What Is the Number Base Converter?
Convert numbers between binary, octal, decimal, and hexadecimal. See all representations simultaneously with step-by-step conversion explanations.
Why Use This Tool?
Working with different number bases is common in programming — hex for colors and memory addresses, binary for bitwise operations, octal for file permissions. This tool converts between all four major bases instantly.
How to Use This Number Base Converter
- Enter your number — Type or paste the number you want to convert into the input field.
- Select the input base — Choose the base (radix) of your input number — binary (base 2), octal (base 8), decimal (base 10), or hexadecimal (base 16).
- Read the conversions — All other base representations update instantly. Copy any result with one click.
- Try different values — Test edge cases like negative numbers, large values, or floating-point representations to understand how different bases handle them.
Tips and Best Practices
- → Learn the mental shortcuts. Hex digits map directly to 4 binary digits: A=1010, F=1111. Memorizing a few of these lets you read hex as binary at a glance.
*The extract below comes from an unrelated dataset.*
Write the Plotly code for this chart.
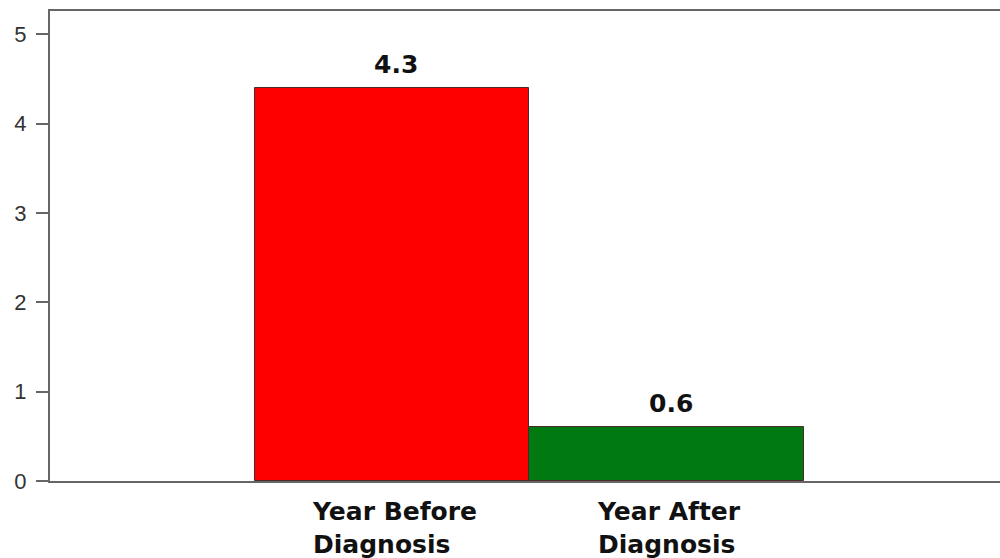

- → Use hex for colors and memory. Hexadecimal is the standard for CSS colors (#FF6B6B), memory addresses, and byte values because each hex digit represents exactly 4 bits.
- → Use octal for Unix permissions. File permissions like 755 are octal — each digit represents 3 bits for read, write, and execute. See our Chmod Calculator for a visual breakdown.
- → Prefix numbers to avoid ambiguity. In code, use 0b for binary (0b1010), 0o for octal (0o755), and 0x for hex (0xFF). This prevents confusion between base-10 and other representations.
Frequently Asked Questions
When do I need hex numbers?
Hexadecimal is used for CSS colors (#FF6B6B), memory addresses, Unicode code points (U+1F600), and byte-level data representation.
How do I read binary numbers?
Binary uses only 0 and 1. Each position represents a power of 2 from right to left: 1, 2, 4, 8, 16... So binary 1010 = 8 + 2 = decimal 10.
What's the relationship between hex and binary?
Each hex digit represents exactly 4 binary digits: F = 1111, A = 1010, 0 = 0000. This makes hex a compact way to write binary data.
Why do computers use binary?+
Digital circuits have two states — on (1) and off (0) — making binary the natural language of hardware. All other number bases are human conveniences for reading and writing binary more compactly.
What is hexadecimal used for in programming?+
Hexadecimal is used for color codes (CSS, design tools), memory addresses, byte representations, MAC addresses, and anywhere compact binary representation is needed. Each hex digit maps to exactly 4 binary digits, making conversion straightforward.
How do I convert binary to decimal manually?+
Multiply each binary digit by its positional power of 2, then sum the results. For example, 1011 = (1×8) + (0×4) + (1×2) + (1×1) = 11 in decimal.
Why does the converter not handle negative numbers consistently?+
Representations of negative numbers vary by base: binary uses two-complement, hex usually uses two-complement, decimal uses a sign character, octal generally avoids negatives. The converter handles signed decimal-to-binary conversion using two-complement at common bit widths (8, 16, 32, 64) and lets you choose the bit width. For unsigned conversion (no negatives), the bit width does not matter. The mode selector makes the choice explicit.
Can it handle fractional numbers?+
Yes, but with caveats. Fractional decimal to binary often produces infinite repeating fractions (0.1 in decimal is repeating in binary). The converter truncates to the precision you select (default 32 bits). For lossless representation across bases, stick to integers or specify the fraction explicitly as a ratio.